Saturday, February 2, 2013
What To Wear At Home
Dear reader, I don't presume to tell you what you should wear, as it is a matter of individual taste, I just thought it a good idea to share some suggestions from a couple of old books I own. First comes the guide on etiquette written before WWII on what to wear when and not only it makes for an interesting read but also gives us an insight into the society of that period.
So according to my book, a well-dressed woman will differentiate between morning and afternoon clothes. In the morning she will wear a simple dress without ornaments, a skirt with a pullover, or a casual blouse. The skirt can be made of expensive fabric, if she can afford it, but it will be simple. It can be worn with a woolen cardigan and low heel shoes. Things not to wear in the morning are high heel shoes, extravagant dresses, lace blouses, silk cardigans etc.

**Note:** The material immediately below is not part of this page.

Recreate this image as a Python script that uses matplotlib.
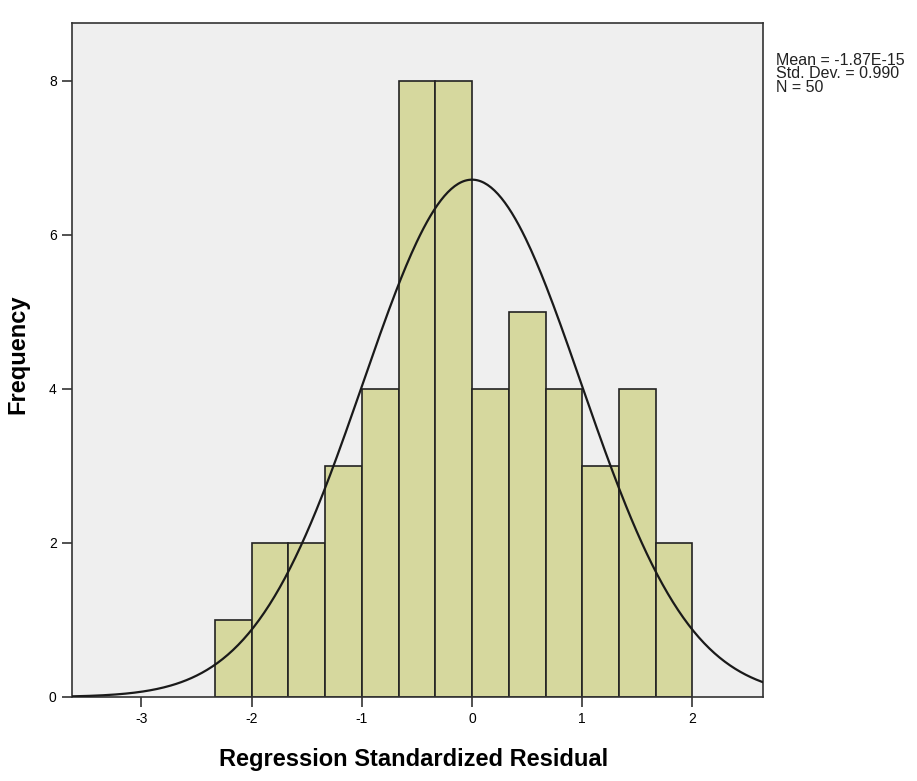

If the lady goes out, she will wear a simple coat, or a two pice suit (a skirt and a jacket) and if it's cold she'll add to it woolen gloves and a scarf. If she goes out in the afternoon, she'll wear a long coat, a two piece suit made of silk, a more dressy frock which can be long or half-long, suede gloves and she will carry a suede bag plus she'll put on high heeled shoes.

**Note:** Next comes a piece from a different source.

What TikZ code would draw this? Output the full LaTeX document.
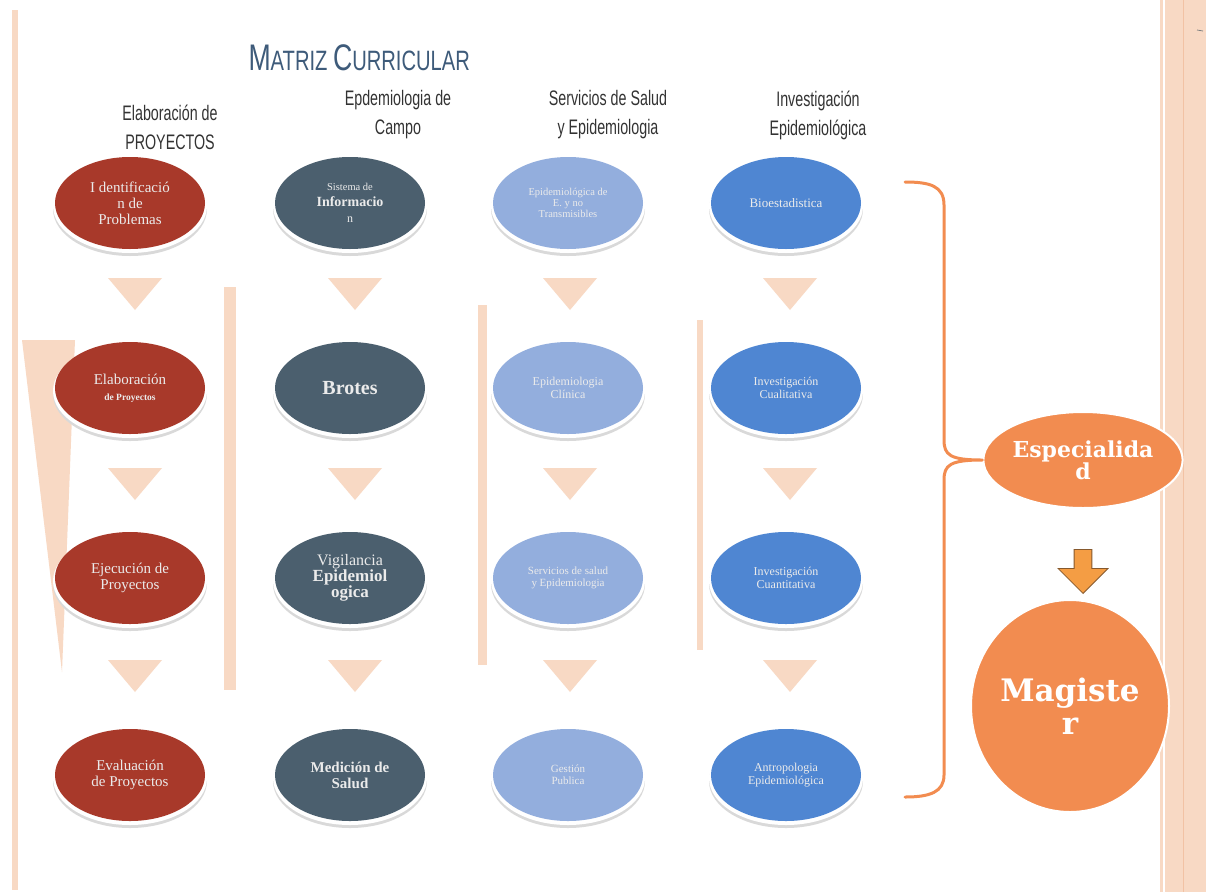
\documentclass[tikz,border=0pt]{standalone}
\usepackage{fontspec}
\setmainfont{Liberation Serif}
\newfontfamily\hdrfont{Liberation Sans}
\newfontfamily\bigserif{DejaVu Serif}
\usetikzlibrary{shapes.geometric,shapes.arrows}
\definecolor{peach}{HTML}{F8D9C4}
\definecolor{peachd}{HTML}{F2C2A4}
\definecolor{redc}{HTML}{A8392A}
\definecolor{grayc}{HTML}{4B5F6E}
\definecolor{lbluec}{HTML}{93AEDD}
\definecolor{bluec}{HTML}{4F86D2}
\definecolor{orangec}{HTML}{F28C50}
\definecolor{titlec}{HTML}{3E5B7A}
\definecolor{hdrc}{HTML}{333333}
\begin{document}
\begin{tikzpicture}[x=1pt,y=-1pt,
  oval/.style={ellipse, minimum width=150pt, minimum height=92pt, inner sep=1pt, align=center, text=white!92!black, font=\fontsize{15}{16}\selectfont},
  hdr/.style={align=center, text=hdrc, font=\hdrfont\fontsize{21}{29}\selectfont, xscale=0.68},
  bigoval/.style={ellipse, fill=orangec, draw=white, line width=2pt, text=white, align=center, inner sep=0pt}
]
\useasboundingbox (0,0) rectangle (1206,892);
\fill[white] (0,0) rectangle (1206,892);
% side decorations
\fill[peach] (12,10) rectangle (18,890);
\fill[peach] (1160,0) rectangle (1206,892);
\draw[peachd, line width=1pt] (1183,0) -- (1183,892);
\draw[white, line width=2pt] (1164,0) -- (1164,892);
\draw[gray, line width=0.8pt] (1197,30) -- (1203,31);
% wedge and bars
\fill[peach] (22,340) -- (75,340) -- (62,672) -- cycle;
\fill[peach] (224,287) rectangle (236,690);
\fill[peach] (478,305) rectangle (487,665);
\fill[peach] (697,320) rectangle (703,650);

% title
\node[text=titlec, xscale=0.72, anchor=west] (title) at (246,58)
  {\hdrfont\fontsize{37}{38}\selectfont M\fontsize{28}{30}\selectfont ATRIZ \fontsize{37}{38}\selectfont C\fontsize{28}{30}\selectfont URRICULAR};

% headers
\node[hdr] (h1) at (170,127) {Elaboración de\\PROYECTOS};
\node[hdr] (h2) at (398,115) {Epdemiologia de\\Campo};
\node[hdr] (h3) at (608,115) {Servicios de Salud\\y Epidemiologia};
\node[hdr] (h4) at (818,115) {Investigación\\Epidemiológica};

% shadows under ellipses
\foreach \x in {130,350,568,786}{
  \foreach \y in {203,388,578,775}{
    \fill[gray!30] (\x,\y+6) ellipse (77pt and 47pt);
    \fill[white] (\x,\y+3) ellipse (77pt and 47pt);
  }
}

% column 1
\node[oval, fill=redc] (a1) at (130,203) {I dentificació\\n de\\Problemas};
\node[oval, fill=redc] (a2) at (130,388) {Elaboración\\{\fontsize{9.5}{11}\selectfont\bfseries de Proyectos}};
\node[oval, fill=redc] (a3) at (130,578) {Ejecución de\\Proyectos};
\node[oval, fill=redc] (a4) at (130,775) {Evaluación\\de Proyectos};
% column 2
\node[oval, fill=grayc] (b1) at (350,203) {{\fontsize{10.5}{12}\selectfont Sistema de}\\{\fontsize{14}{15}\selectfont\bfseries Informacio}\\{\fontsize{12}{13}\selectfont n}};
\node[oval, fill=grayc, font=\fontsize{20}{22}\selectfont\bfseries] (b2) at (350,388) {Brotes};
\node[oval, fill=grayc] (b3) at (350,578) {{\fontsize{16}{16}\selectfont Vigilancia}\\{\fontsize{17}{17}\selectfont\bfseries Epidemiol}\\{\fontsize{17}{17}\selectfont\bfseries ogica}};
\node[oval, fill=grayc, font=\fontsize{15}{16}\selectfont\bfseries] (b4) at (350,775) {Medición de\\Salud};
% column 3
\node[oval, fill=lbluec, font=\fontsize{10.5}{11}\selectfont] (c1) at (568,203) {Epidemiológica de\\E. y no\\Transmisibles};
\node[oval, fill=lbluec, font=\fontsize{12}{13}\selectfont] (c2) at (568,388) {Epidemiologia\\Clínica};
\node[oval, fill=lbluec, font=\fontsize{11}{12}\selectfont] (c3) at (568,578) {Servicios de salud\\y Epidemiologia};
\node[oval, fill=lbluec, font=\fontsize{11}{12}\selectfont] (c4) at (568,775) {Gestión\\Publica};
% column 4
\node[oval, fill=bluec, font=\fontsize{13}{14}\selectfont] (d1) at (786,203) {Bioestadistica};
\node[oval, fill=bluec, font=\fontsize{12}{13}\selectfont] (d2) at (786,388) {Investigación\\Cualitativa};
\node[oval, fill=bluec, font=\fontsize{12}{13}\selectfont] (d3) at (786,578) {Investigación\\Cuantitativa};
\node[oval, fill=bluec, font=\fontsize{12}{13}\selectfont] (d4) at (786,775) {Antropologia\\Epidemiológica};

% triangles
\foreach \x in {135,355,570,790}{
  \foreach \y in {278,468,660}{
    \fill[peach] (\x-27,\y) -- (\x+27,\y) -- (\x,\y+32) -- cycle;
  }
}

% right part
\node[bigoval, minimum width=182pt, minimum height=96pt, font=\bigserif\bfseries\fontsize{22}{22}\selectfont] (esp) at (1083,460) {Especialida\\d};
\node[bigoval, minimum width=198pt, minimum height=212pt, font=\bigserif\bfseries\fontsize{31}{33}\selectfont] (mag) at (1070,706) {Magiste\\r};
\node[single arrow, shape border rotate=270, fill=orangec!85!yellow, draw=brown!70!black, line width=0.8pt,
  minimum width=50pt, single arrow head extend=8pt, minimum height=44pt, inner sep=4pt] (arr) at (1083,567) {};

% brace
\coordinate (bt) at (905,182);
\coordinate (bb) at (905,797);
\draw[orangec, line width=3pt, line cap=round, line join=round]
  (bt) .. controls (930,182) and (944,186) .. (944,205)
  -- (944,440) .. controls (944,455) and (950,460) .. (esp.west)
  (944,480) .. controls (944,465) and (950,460) .. (esp.west)
  (944,480) -- (944,775) .. controls (944,792) and (930,797) .. (bb);
\end{tikzpicture}
\end{document}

The hostess should take effort not to look overdressed compared to her guests, especially if they are less well off.
Another book which I have gives the following advice considering clothes for housework: use a woolen skirt for winter months and a cotton one for summer and when buying clothes try to choose them in one basic colour.
The Fascinating Womanhood author Helen Andelin mentions a housedress which is a cotton dress worn with an apron for housework. Helen also advises the ladies to stress the differences between themselves and men and avoid mannish fabrics, colours and styles. "Extreme feminine styles are full skirts, ruffles, puffed sleeves, gathers and drapes. Use them when in style and appropriate. Even a plain dress is feminine, since it's not part of a man's wardrobe." F.W. p249, Bantam Books 1992).

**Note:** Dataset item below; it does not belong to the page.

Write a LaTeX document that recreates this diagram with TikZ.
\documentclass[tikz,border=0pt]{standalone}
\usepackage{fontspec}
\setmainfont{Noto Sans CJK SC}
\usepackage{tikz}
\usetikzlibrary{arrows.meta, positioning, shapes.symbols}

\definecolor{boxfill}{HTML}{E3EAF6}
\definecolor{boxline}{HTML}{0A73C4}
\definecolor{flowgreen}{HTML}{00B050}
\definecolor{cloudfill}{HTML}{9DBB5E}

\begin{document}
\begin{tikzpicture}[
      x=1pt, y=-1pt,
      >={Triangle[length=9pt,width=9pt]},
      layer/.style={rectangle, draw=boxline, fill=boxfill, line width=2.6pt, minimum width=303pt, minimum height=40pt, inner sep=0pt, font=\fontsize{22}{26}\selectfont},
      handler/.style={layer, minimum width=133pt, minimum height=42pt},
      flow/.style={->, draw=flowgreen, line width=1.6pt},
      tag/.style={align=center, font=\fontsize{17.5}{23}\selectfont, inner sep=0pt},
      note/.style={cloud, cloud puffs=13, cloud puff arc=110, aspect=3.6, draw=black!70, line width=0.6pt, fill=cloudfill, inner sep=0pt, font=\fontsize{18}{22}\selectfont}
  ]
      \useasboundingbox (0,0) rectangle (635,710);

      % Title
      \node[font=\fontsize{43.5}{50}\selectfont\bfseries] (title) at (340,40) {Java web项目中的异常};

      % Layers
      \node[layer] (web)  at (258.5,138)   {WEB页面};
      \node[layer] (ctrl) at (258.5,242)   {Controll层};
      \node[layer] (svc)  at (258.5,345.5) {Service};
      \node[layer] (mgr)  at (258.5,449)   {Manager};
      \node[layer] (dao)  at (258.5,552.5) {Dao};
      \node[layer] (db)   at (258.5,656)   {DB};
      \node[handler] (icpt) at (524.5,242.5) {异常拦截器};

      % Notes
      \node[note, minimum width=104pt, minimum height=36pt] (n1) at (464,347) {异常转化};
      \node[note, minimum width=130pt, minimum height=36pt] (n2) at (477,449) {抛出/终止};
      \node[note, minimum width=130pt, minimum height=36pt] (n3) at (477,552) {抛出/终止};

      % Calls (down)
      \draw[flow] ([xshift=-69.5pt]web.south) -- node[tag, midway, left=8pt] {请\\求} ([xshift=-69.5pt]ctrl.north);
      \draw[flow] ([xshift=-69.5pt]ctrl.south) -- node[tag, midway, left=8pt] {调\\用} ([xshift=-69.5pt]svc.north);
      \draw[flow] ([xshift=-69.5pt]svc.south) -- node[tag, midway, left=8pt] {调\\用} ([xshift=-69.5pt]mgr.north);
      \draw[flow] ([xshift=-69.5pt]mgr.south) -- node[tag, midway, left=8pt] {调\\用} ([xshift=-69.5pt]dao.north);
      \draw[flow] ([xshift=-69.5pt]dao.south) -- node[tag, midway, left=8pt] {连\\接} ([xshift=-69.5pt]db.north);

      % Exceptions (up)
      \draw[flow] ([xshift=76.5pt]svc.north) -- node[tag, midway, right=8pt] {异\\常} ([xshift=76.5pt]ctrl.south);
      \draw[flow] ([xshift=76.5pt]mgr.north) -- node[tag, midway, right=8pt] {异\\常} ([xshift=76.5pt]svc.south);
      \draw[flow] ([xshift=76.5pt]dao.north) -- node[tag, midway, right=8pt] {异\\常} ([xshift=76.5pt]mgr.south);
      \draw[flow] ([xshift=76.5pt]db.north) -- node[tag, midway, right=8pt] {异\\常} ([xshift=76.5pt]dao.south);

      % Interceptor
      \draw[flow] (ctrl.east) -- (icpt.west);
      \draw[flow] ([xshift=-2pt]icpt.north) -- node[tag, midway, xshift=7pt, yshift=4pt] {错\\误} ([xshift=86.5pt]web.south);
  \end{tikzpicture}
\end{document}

Mrs Andelin also stresses the importance of modesty reminding the reader that despite "...the wordly emphasis on...scanty clothes, decent men don't respect women who expose too much of their bodies in public...Higher types of civilisation have traditionally been modest. It seems to go with itelligence and refinement." (p. 250).
She adds to it that wearing feminine clothes and being well groomed increases the woman's self esteem and I tend to agree. We seem to live in the times when anything goes, and one of the ways to fight entropy is to take extra care to look as well as possible at any occasion.